High resource usage when using half precision

tde_m · ‎02-18-2020

Hello,

I started to investigate the possibility to use half precision for some mathematical routines.

However I found a suspicious high resource utilization when compared with classical floating point version.

In the following code, there are three different implementation of a dot product, in which the computation is partially unrolled:

#pragma OPENCL EXTENSION cl_khr_fp16 : enable
 
#define W 64				//unrolling parameter
#define SHIFT_REG_SIZE 8
 
__kernel void float_dot(__global volatile const float * restrict x,  __global volatile const float * restrict y, __global volatile  float * restrict res, unsigned int N){
 
	const int num_vect = N/W;
	float acc = 0;
	for(int i=0;i<num_vect;i++){
		float acc_i = 0;
		#pragma unroll
		for(int j=0;j<W;j++){
			float xx = x[i*W+j];
			float yy = y[i*W+j];
			acc_i += xx * yy;
		}
		acc +=acc_i;
	}
	*res=acc;
}
 
 
__kernel void half_dot(__global volatile const half * restrict x,  __global volatile const half * restrict y, __global volatile  half * restrict res, unsigned int N){
 
	const int num_vect = N/W;
	half acc = 0;
	for(int i=0;i<num_vect;i++){
		half acc_i = 0;
		#pragma unroll
		for(int j=0;j<W;j++){
			half xx = x[i*W+j];
			half yy = y[i*W+j];
			acc_i += xx * yy;
		}
		
		acc +=acc_i;
	}
	*res=acc;
}
 
__kernel void half_dot_sr(__global volatile const half * restrict x,  __global volatile const half * restrict y, __global volatile  half * restrict res, unsigned int N){
 
	const int num_vect = N/W;
 
	half shift_reg[SHIFT_REG_SIZE+1]; //shift register
        #pragma unroll
	for(int i=0;i<SHIFT_REG_SIZE+1;i++)
		shift_reg[i]=0;
	half acc = 0;
 
	for(int i=0;i<num_vect;i++){
		half acc_i = 0;
 
		#pragma unroll
		for(int j=0;j<W;j++){
			half xx = x[i*W+j];
			half yy = y[i*W+j];
			acc_i += xx * yy;
		}
 
		shift_reg[SHIFT_REG_SIZE] = shift_reg[0]+acc_i;
                #pragma unroll
		for(int j = 0; j < SHIFT_REG_SIZE; ++j)
			shift_reg[j] = shift_reg[j + 1];
		
	}
	 //reconstruct the result using the partial results in shift register
        #pragma unroll 
	for(int i=0;i<SHIFT_REG_SIZE;i++)
		acc+=shift_reg[i];
	*res=acc;
}

float_dot: classical floating point version.
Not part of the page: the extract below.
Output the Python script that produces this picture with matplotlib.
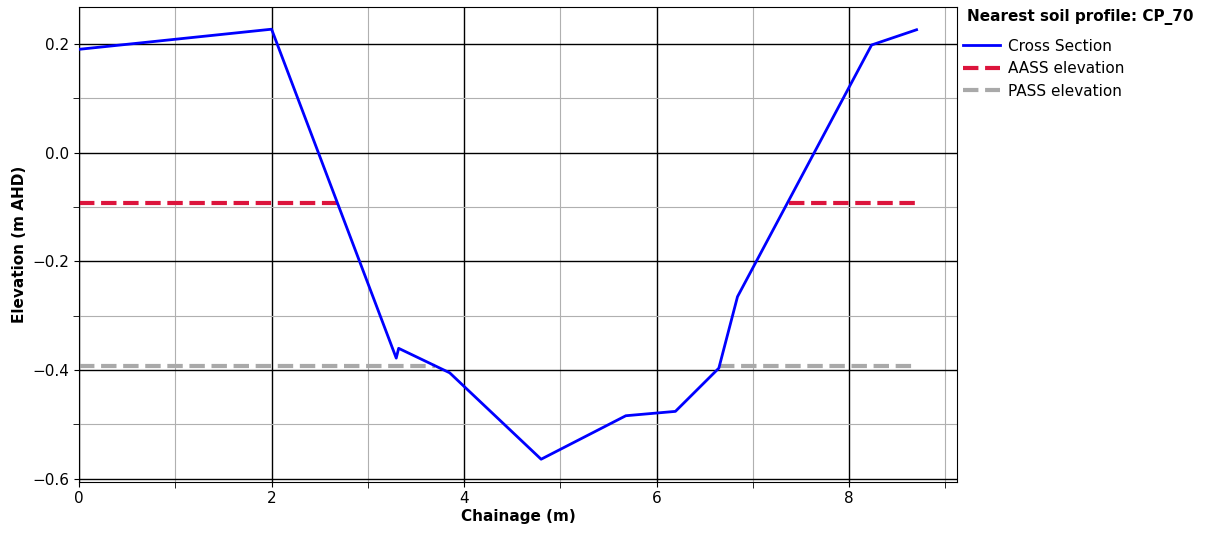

It takes advantage of the single clock cycle accumulator, obtaining an II=1
half_dot: simple version using half instead of float. In this case, single clock cycle accumulator is not used, resulting in an II=3
half_dot_sr: a shift register has been introduced to mask loop carried dependency, obtaining an II=1

Apart from the single clock cycle accumulation, is there any good reason about the fact that half precision versions use much more logic resources compared to the floating point version (~10X LUTs and ~3x FFs)?

This has been evaluated using Quartus 19.1.0, targeting a Stratix 10.

Thanks for the help

HRZ · ‎02-18-2020

The DSPs in Stratix 10 do not natively support FP16 (half-precision) computation, while they natively support FP32. When you use FP32, all the computation is performed within the DSP and little logic is used outside of the DSP. In fact, for FP32, a full FMA (a.k.a. MAC) operation can be performed with each DSP. For FP16, however, only the multiplication of the mantissa is offloaded to the DSP and every other operation has to be done using logic. For the particular case of FP16 addition, DSPs are not used at all and the operation is completely offloaded to logic. This is shown clearly in the are report.

tde_m · ‎02-18-2020

Thanks for the quick reply.

>>> This is shown clearly in the are report.

I guess it is what "Implemented using inlined soft-IP" means.

Therefore, should I conclude that if I have a compute intense half-precision routine (e.g. GEMM), it is better in terms of performance/resource usage to implement it using classical FP32 (or to cast the loaded numbers to fp32)?

HRZ · ‎02-20-2020

Sorry, I had a typo in my original post, I meant the "area report":

On Arria 10 and Stratix 10, FP32 performance will likely be higher than FP16 in general, unless your application is memory-bound (which is actually quite likely considering how low the external memory bandwidth of typical FPGA boards is). If you don't need floating-point and fixed-point/integer can be enough for your application, then you can do a full (a * b) + (c * d) with one DSP if your data type size is 18 bits or less and achieve higher computational performance than FP32. Next generation Intel Agilex will have native support for FP16 in the DSPs.